William junior, the subject of this biography, was educated at Kingswood School Bristol. At the almost unbelievable age of 14 he became an assistant master at Kingswood school in 1800 and headmaster four years later. He left Bristol and founded his own school in 1809; The Seminary at 27 Grosvenor Place in Bath.
Horner is largely remembered only for the method, Horner's method, of solving algebraic equations ascribed to him by Augustus De Morgan and others. He published on the subject in the Philosophical Transactions of the Royal Society of London in 1819, submitting his article on 1 July. But Fuller [7] has pointed out that, contrary to De Morgan's assertion, this article does not contain the method, although one published by Horner in 1830 does. Fuller has found that Theophilus Holdred, a London watchmaker, did publish the method in 1820 and comments:-
At first sight, Horner's plagiarism seems like direct theft. However, he was apparently of an eccentric and obsessive nature ... Such a man could easily first persuade himself that a rival method was not greatly different from his own, and then, by degrees, come to believe that he himself had invented it.

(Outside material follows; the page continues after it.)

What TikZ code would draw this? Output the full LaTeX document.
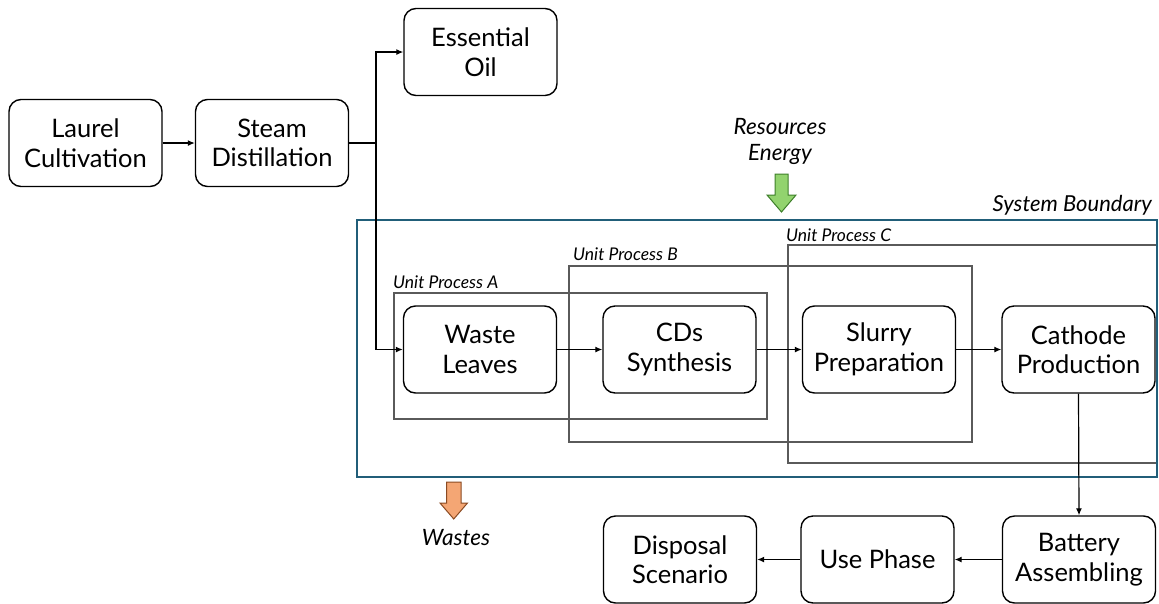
\documentclass[tikz,border=0pt]{standalone}
\usepackage{fontspec}
\setmainfont{Lato}
\usetikzlibrary{arrows.meta}
\definecolor{bnd}{HTML}{215E79}
\definecolor{upgray}{HTML}{5A5A5A}
\definecolor{gfill}{HTML}{92D36E}
\definecolor{gdraw}{HTML}{3E7F2A}
\definecolor{ofill}{HTML}{F4A674}
\definecolor{odraw}{HTML}{8A4A22}
\tikzset{
  procbox/.style={draw=black, line width=1.4pt, rounded corners=12pt,
    minimum width=153pt, minimum height=87pt, align=center, inner sep=0pt,
    font=\fontsize{25.5}{29.5}\selectfont},
  flow/.style={line width=1.2pt, -{Latex[length=7pt,width=6pt]}},
  upbox/.style={draw=upgray, line width=1.3pt},
  uplabel/.style={anchor=west, inner sep=0pt, font=\fontsize{17.5}{20}\selectfont\itshape},
  italiclabel/.style={inner sep=0pt, font=\fontsize{22.5}{26}\selectfont\itshape},
  bigarrow/.style={line width=1pt, line join=miter}
}
\begin{document}
\begin{tikzpicture}[x=1pt,y=-1pt]
\useasboundingbox (0,0) rectangle (1159,603);
% system boundary and unit processes
\draw[upbox] (394,293) rectangle (767,419);
\draw[upbox] (569,266) rectangle (972,442);
\draw[upbox] (788,245) rectangle (1157,463);
\draw[draw=bnd, line width=2.5pt] (357,220) rectangle (1157,477);
\node[uplabel] (lA) at (393,282) {Unit Process A};
\node[uplabel] (lB) at (573,254) {Unit Process B};
\node[uplabel] (lC) at (786,235) {Unit Process C};
\node[anchor=east, inner sep=0pt, font=\fontsize{22}{24}\selectfont\itshape] (sb) at (1152,205) {System Boundary};
% process boxes
\node[procbox] (laurel) at (85.5,143) {Laurel\\Cultivation};
\node[procbox] (steam) at (272,143) {Steam\\Distillation};
\node[procbox] (oil) at (480.5,52) {Essential\\Oil};
\node[procbox] (waste) at (480,349.5) {Waste\\Leaves};
\node[procbox] (cds) at (679.5,349.5) {CDs\\Synthesis};
\node[procbox] (slurry) at (879,349.5) {Slurry\\Preparation};
\node[procbox] (cathode) at (1078.5,349.5) {Cathode\\Production};
\node[procbox] (disposal) at (680,559.5) {Disposal\\Scenario};
\node[procbox] (use) at (877.5,559.5) {Use Phase};
\node[procbox] (battery) at (1079,559.5) {Battery\\Assembling};
% connectors
\coordinate (j) at (376,143);
\draw[flow] (laurel) -- (steam);
\draw[line width=1.2pt] (steam.east) -- (j);
\draw[flow] (j) |- (oil.west);
\draw[flow] (j) |- (waste.west);
\draw[flow] (waste) -- (cds);
\draw[flow] (cds) -- (slurry);
\draw[flow] (slurry) -- (cathode);
\draw[flow] (cathode.south) -- (battery.north);
\draw[flow] (battery) -- (use);
\draw[flow] (use) -- (disposal);
% resources / energy
\node[italiclabel] (res) at (780,127) {Resources};
\node[italiclabel] (en) at (780,154) {Energy};
\draw[bigarrow, draw=gdraw, fill=gfill] (775,174) -- (788,174) -- (788,195) -- (796,195) -- (781.5,212) -- (767,195) -- (775,195) -- cycle;
% wastes
\draw[bigarrow, draw=odraw, fill=ofill] (446.5,482) -- (461,482) -- (461,503) -- (467.5,503) -- (453.75,519) -- (440,503) -- (446.5,503) -- cycle;
\node[italiclabel] (wa) at (456,538) {Wastes};
\end{tikzpicture}
\end{document}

This discussion is somewhat moot because the method was anticipated in 19th century Europe by Paolo Ruffini (it won him the gold medal offered by the Italian Mathematical Society for Science who sought improved methods for numerical solutions to equations), but had, in any case, been considered by Zhu Shijie in China in the thirteenth century. In the 19th and early 20th centuries, Horner's method had a prominent place in English and American textbooks on algebra. It is not unreasonable to ask why that should be. The answer lies simply with De Morgan who gave Horner's name and method wide coverage in many articles which he wrote.
Horner made other mathematical contributions, however, publishing a series of papers on transforming and solving
algebraic equations, and he also applied similar techniques to functional equations. It is also worth noting that he gave a solution to what has come to be known as the "butterfly problem" which appeared in The Gentleman's Diary for 1815 [4]. The problem is the following:-
Let M be the midpoint of a chord PQ of a circle, through which two other chords AB and CD are drawn. Suppose AD cuts PQ at X and BC cuts PQ at Y. Prove that M is also the midpoint of XY.
The butterfly problem, whose name becomes clear on looking at the figure, has led to a wide range of interesting solutions. Finally we mention that Horner published Natural magic, a familiar exposition of a forgotten fact in optics (1832).
Neither the date of Horner's marriage nor the name of the woman he married are known, but it is recorded that they had several children. After Horner died in his home in Grosvenor Place, Bath, of a stroke in 1837, one of his sons, also called William, carried on running the school The Seminary in Bath.